BRIEF:
Leaving out all pictures, copy exactly the lines from the one containing "Generate a web" down to the one containing "605], [525, 605]];", both of them included.

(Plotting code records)
>> START

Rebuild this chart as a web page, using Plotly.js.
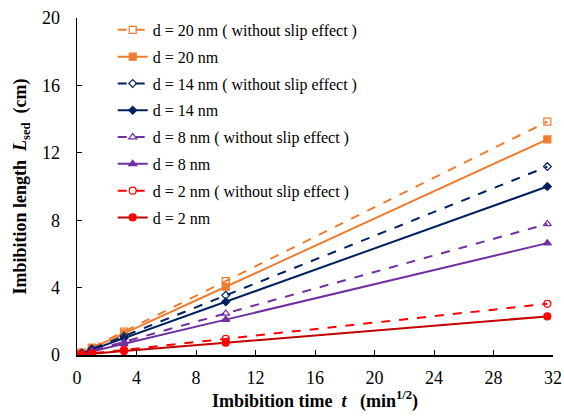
<!DOCTYPE html>
<html><head><meta charset="utf-8">
<script src="https://cdn.plot.ly/plotly-3.0.1.min.js"></script>
<style>
#chart svg text { font-family: 'Liberation Serif', 'Times New Roman', Tinos, 'DejaVu Serif', serif !important; }
</style>
</head><body style="margin:0;padding:0;background:#fff"><div id="chart"></div>
<script>
var timeSqrt = [0, 0.316, 1, 3.162, 10, 31.62];
var names = ["d = 20 nm ( without slip effect )", "d = 20 nm", "d = 14 nm ( without slip effect )", "d = 14 nm", "d = 8 nm ( without slip effect )", "d = 8 nm", "d = 2 nm ( without slip effect )", "d = 2 nm"];
var d20NoSlip = [0, 0.14, 0.44, 1.39, 4.39, 13.85];
var d20 = [0, 0.13, 0.40, 1.28, 4.05, 12.8];
var d14NoSlip = [0, 0.11, 0.35, 1.12, 3.54, 11.18];
var d14 = [0, 0.10, 0.32, 1.00, 3.16, 10.0];
var d8NoSlip = [0, 0.08, 0.25, 0.78, 2.47, 7.78];
var d8 = [0, 0.07, 0.21, 0.665, 2.10, 6.64];
var d2NoSlip = [0, 0.03, 0.10, 0.30, 0.96, 3.04];
var d2 = [0, 0.02, 0.07, 0.23, 0.73, 2.29];

var series = [d20NoSlip, d20, d14NoSlip, d14, d8NoSlip, d8, d2NoSlip, d2];
var lineColors = ["#ED7D31", "#ED7D31", "#002060", "#002060", "#7030A0", "#7030A0", "#FF0000", "#C00000"];
var markerColors = ["#ED7D31", "#ED7D31", "#002060", "#002060", "#7030A0", "#7030A0", "#FF0000", "#FF0000"];
var symbols = ["square-open", "square", "diamond-open", "diamond", "triangle-up-open", "triangle-up", "circle-open", "circle"];
var sizes = [7, 7, 6, 6, 7, 7, 7, 7];
var dashes = ["dash", "solid", "dash", "solid", "dash", "solid", "dash", "solid"];

var traces = series.map(function(s, i){
  return {x: timeSqrt, y: s, type: "scatter", mode: "lines+markers", name: names[i],
    legendgroup: "g" + i,
    line: {color: lineColors[i], width: 2, dash: dashes[i]},
    marker: {symbol: symbols[i], size: sizes[i], color: markerColors[i], line: {color: markerColors[i], width: 1.2}}};
});

var layout = {
  width: 564, height: 418,
  margin: {l: 77, r: 11, t: 18, b: 63},
  paper_bgcolor: "#fff", plot_bgcolor: "#fff",
  font: {family: "Liberation Serif", color: "#000", size: 18},
  showlegend: true,
  legend: {x: 0.075, y: 1.015, xanchor: "left", yanchor: "top", bgcolor: "rgba(0,0,0,0)", maxheight: 330,
    font: {family: "Liberation Serif", size: 16, color: "#000"}, traceorder: "grouped", tracegroupgap: 3},
  xaxis: {range: [0, 32], dtick: 4, tick0: 0, showgrid: false, zeroline: false,
    showline: true, linecolor: "#000", linewidth: 1.5, ticks: "inside", ticklen: 5, tickcolor: "#000",
    tickfont: {family: "Liberation Serif", size: 18}, ticklabelstandoff: 6,
    title: {text: "<b>Imbibition time  <i>t</i>   (min<sup>1/2</sup>)</b>", font: {family: "Liberation Serif", size: 18}, standoff: 2}},
  yaxis: {range: [0, 20], dtick: 4, tick0: 0, showgrid: false, zeroline: false,
    showline: true, linecolor: "#000", linewidth: 1.5, ticks: "inside", ticklen: 5, tickcolor: "#000",
    tickfont: {family: "Liberation Serif", size: 18}, ticklabelstandoff: 12,
    title: {text: "<b>Imbibition length  <i>L</i><sub>sed</sub>  (cm)</b>", font: {family: "Liberation Serif", size: 18}, standoff: 10}}
};
Plotly.newPlot("chart", traces, layout, {staticPlot: true});
</script></body></html>
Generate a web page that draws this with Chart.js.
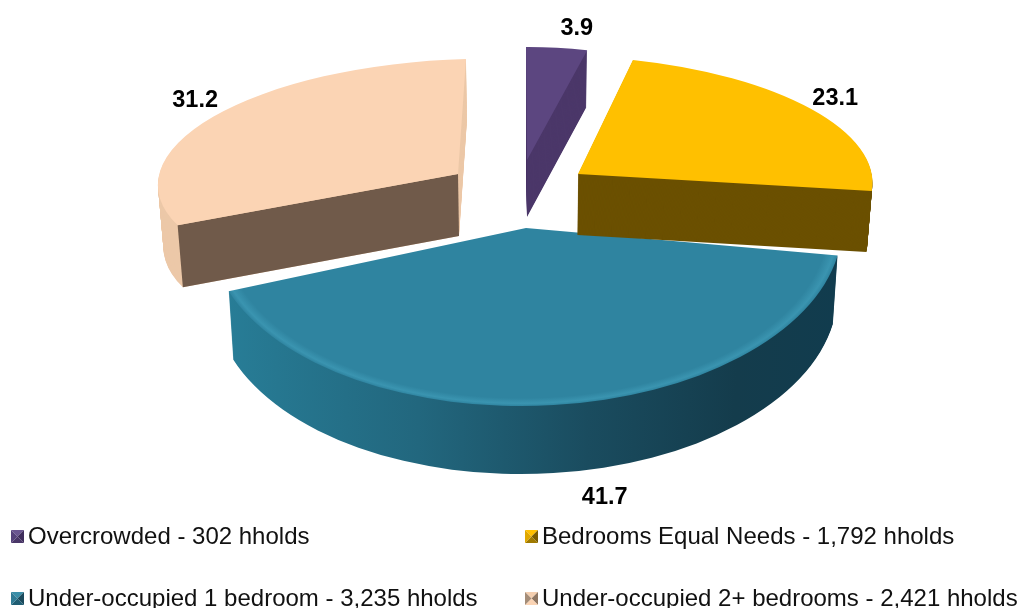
<!DOCTYPE html>
<html>
<head>
<meta charset="utf-8">
<style>
  html, body { margin: 0; padding: 0; background: #fff; overflow: hidden; }
  canvas { display: block; }
</style>
<script src="https://cdn.jsdelivr.net/npm/chart.js@4"></script>
</head>
<body>
<canvas id="myChart" width="1021" height="608"></canvas>
<script>
const categories = [
  "Overcrowded - 302 hholds",
  "Bedrooms Equal Needs - 1,792 hholds",
  "Under-occupied 1 bedroom - 3,235 hholds",
  "Under-occupied 2+ bedrooms - 2,421 hholds",
];
const shares = [3.9, 23.1, 41.7, 31.2];
const shareLabels = ["3.9", "23.1", "41.7", "31.2"];

const topColors = ["#5c4680", "#ffc000", "#2f84a0", "#fbd4b4"];
const wallColors = ["#4b3769", "#6b5000", "#1f5d73", "#ecc8a8"];

// each slice sits on its own tilted plane: tip, and where the radius goes across / up
const planes = [
  { tip: [527, 160], ex: [252, -1], ey: [-1, -113], depth: 57 },
  { tip: [578, 174], ex: [294, 2], ey: [-17, -118], depth: 61 },
  { tip: [526, 228], ex: [316, 5], ey: [14, -178], depth: 68 },
  { tip: [458, 174], ex: [300, -8], ey: [8, -115], depth: 62 },
];
const drawOrder = [0, 3, 2, 1];
const vanishX = 526;
const labelNudges = [[20, -19], [24, -11], [51, 92], [-18, -16]];

// legend markers: top, right, bottom, left facets
const markerFacets = [
  ["#6a5590", "#3f2d5c", "#4a3768", "#55417a"],
  ["#ffc000", "#7a5c00", "#a07a00", "#e0a800"],
  ["#3a8ea8", "#1a4a5c", "#1f5d73", "#2f7a94"],
  ["#f4cfb0", "#8f7763", "#fbd4b4", "#a58d78"],
];
const legendSpots = [[11, 543], [525, 543], [11, 605], [525, 605]];

function placed(plane, t) {
  const s = 1 - 0.015 * t;
  return {
    tip: [vanishX + (plane.tip[0] - vanishX) * s, plane.tip[1] + plane.depth * t],
    ex: [plane.ex[0] * s, plane.ex[1]],
    ey: [plane.ey[0] * s, plane.ey[1]],
  };
}

function drawSlice(ctx, arc, plane, t, fill) {
  const p = placed(plane, t);
  const R = arc.outerRadius;
  ctx.save();
  ctx.translate(p.tip[0], p.tip[1]);
  ctx.transform(p.ex[0] / R, p.ex[1] / R, -p.ey[0] / R, -p.ey[1] / R, 0, 0);
  ctx.translate(-arc.x, -arc.y);
  const keep = arc.options;
  arc.options = {
    backgroundColor: fill,
    borderColor: "transparent",
    borderWidth: 0,
    borderAlign: "center",
    offset: 0,
    spacing: 0,
    circular: true,
  };
  arc.draw(ctx);
  arc.options = keep;
  ctx.restore();
}

function pointAt(p, theta) {
  return [
    p.tip[0] + Math.sin(theta) * p.ex[0] + Math.cos(theta) * p.ey[0],
    p.tip[1] + Math.sin(theta) * p.ex[1] + Math.cos(theta) * p.ey[1],
  ];
}

const pie3d = {
  id: "pie3d",
  beforeDatasetDraw(chart) {
    const ctx = chart.ctx;
    const arcs = chart.getDatasetMeta(0).data;

    drawOrder.forEach((i) => {
      const arc = arcs[i];
      const plane = planes[i];
      const R = arc.outerRadius;
      let wallFill = wallColors[i];
      let topFill = topColors[i];

      if (i === 2) {
        // teal wall goes dark towards the right, rim catches the light
        wallFill = ctx.createLinearGradient(arc.x - R, 0, arc.x + R, 0);
        wallFill.addColorStop(0, "#287f99");
        wallFill.addColorStop(0.35, "#22677e");
        wallFill.addColorStop(0.62, "#1a4c5f");
        wallFill.addColorStop(0.85, "#143c4c");
        wallFill.addColorStop(1, "#113c4e");
        topFill = ctx.createRadialGradient(arc.x, arc.y, 0, arc.x, arc.y, R);
        topFill.addColorStop(0, "#2f84a0");
        topFill.addColorStop(0.955, "#2f84a0");
        topFill.addColorStop(0.985, "#3a94b0");
        topFill.addColorStop(1, "#2f84a0");
      }

      for (let d = plane.depth; d > 0; d--) {
        drawSlice(ctx, arc, plane, d / plane.depth, wallFill);
      }

      if (i === 3) {
        // front face of the peach slice is the brown one
        const theta = arc.startAngle + Math.PI / 2;
        const a = placed(plane, 0);
        const b = placed(plane, 1);
        const a1 = pointAt(a, theta);
        const b1 = pointAt(b, theta);
        ctx.fillStyle = "#705a4a";
        ctx.beginPath();
        ctx.moveTo(a.tip[0], a.tip[1]);
        ctx.lineTo(a1[0], a1[1]);
        ctx.lineTo(b1[0], b1[1]);
        ctx.lineTo(b.tip[0], b.tip[1]);
        ctx.closePath();
        ctx.fill();
      }

      drawSlice(ctx, arc, plane, 0, topFill);
    });
    return false;
  },
  afterDraw(chart) {
    const ctx = chart.ctx;
    const arcs = chart.getDatasetMeta(0).data;

    ctx.save();
    ctx.fillStyle = "#000";
    ctx.font = "bold 23.5px 'Liberation Sans'";
    ctx.textAlign = "center";
    ctx.textBaseline = "middle";
    shareLabels.forEach((label, i) => {
      const arc = arcs[i];
      const mid = (arc.startAngle + arc.endAngle) / 2 + Math.PI / 2;
      const spot = pointAt(placed(planes[i], 0), mid);
      ctx.fillText(label, spot[0] + labelNudges[i][0], spot[1] + labelNudges[i][1]);
    });

    ctx.font = "24px 'Liberation Sans'";
    ctx.textAlign = "left";
    ctx.textBaseline = "alphabetic";
    categories.forEach((name, i) => {
      const x = legendSpots[i][0];
      const y = legendSpots[i][1];
      const size = 13;
      const cx = x + size / 2;
      const cy = y - size / 2;
      const corners = [[x, y - size], [x + size, y - size], [x + size, y], [x, y]];
      markerFacets[i].forEach((color, f) => {
        const c1 = corners[f];
        const c2 = corners[(f + 1) % 4];
        ctx.fillStyle = color;
        ctx.beginPath();
        ctx.moveTo(c1[0], c1[1]);
        ctx.lineTo(c2[0], c2[1]);
        ctx.lineTo(cx, cy);
        ctx.closePath();
        ctx.fill();
      });
      ctx.fillStyle = "#111";
      ctx.fillText(name, x + size + 4, y + 1);
    });
    ctx.restore();
  },
};

const myChart = new Chart(document.getElementById("myChart"), {
  type: "pie",
  data: {
    labels: categories,
    datasets: [{ data: shares, backgroundColor: topColors, borderWidth: 0 }],
  },
  options: {
    responsive: false,
    animation: false,
    events: [],
    plugins: {
      legend: { display: false },
      tooltip: { enabled: false },
    },
  },
  plugins: [pie3d],
});
</script>
</body>
</html>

>> END

COMPLETED EXERCISE:
Generate a web page that draws this with Chart.js.
<!DOCTYPE html>
<html>
<head>
<meta charset="utf-8">
<style>
  html, body { margin: 0; padding: 0; background: #fff; overflow: hidden; }
  canvas { display: block; }
</style>
<script src="https://cdn.jsdelivr.net/npm/chart.js@4"></script>
</head>
<body>
<canvas id="myChart" width="1021" height="608"></canvas>
<script>
const categories = [
  "Overcrowded - 302 hholds",
  "Bedrooms Equal Needs - 1,792 hholds",
  "Under-occupied 1 bedroom - 3,235 hholds",
  "Under-occupied 2+ bedrooms - 2,421 hholds",
];
const shares = [3.9, 23.1, 41.7, 31.2];
const shareLabels = ["3.9", "23.1", "41.7", "31.2"];

const topColors = ["#5c4680", "#ffc000", "#2f84a0", "#fbd4b4"];
const wallColors = ["#4b3769", "#6b5000", "#1f5d73", "#ecc8a8"];

// each slice sits on its own tilted plane: tip, and where the radius goes across / up
const planes = [
  { tip: [527, 160], ex: [252, -1], ey: [-1, -113], depth: 57 },
  { tip: [578, 174], ex: [294, 2], ey: [-17, -118], depth: 61 },
  { tip: [526, 228], ex: [316, 5], ey: [14, -178], depth: 68 },
  { tip: [458, 174], ex: [300, -8], ey: [8, -115], depth: 62 },
];
const drawOrder = [0, 3, 2, 1];
const vanishX = 526;
const labelNudges = [[20, -19], [24, -11], [51, 92], [-18, -16]];

// legend markers: top, right, bottom, left facets
const markerFacets = [
  ["#6a5590", "#3f2d5c", "#4a3768", "#55417a"],
  ["#ffc000", "#7a5c00", "#a07a00", "#e0a800"],
  ["#3a8ea8", "#1a4a5c", "#1f5d73", "#2f7a94"],
  ["#f4cfb0", "#8f7763", "#fbd4b4", "#a58d78"],
];
const legendSpots = [[11, 543], [525, 543], [11, 605], [525, 605]];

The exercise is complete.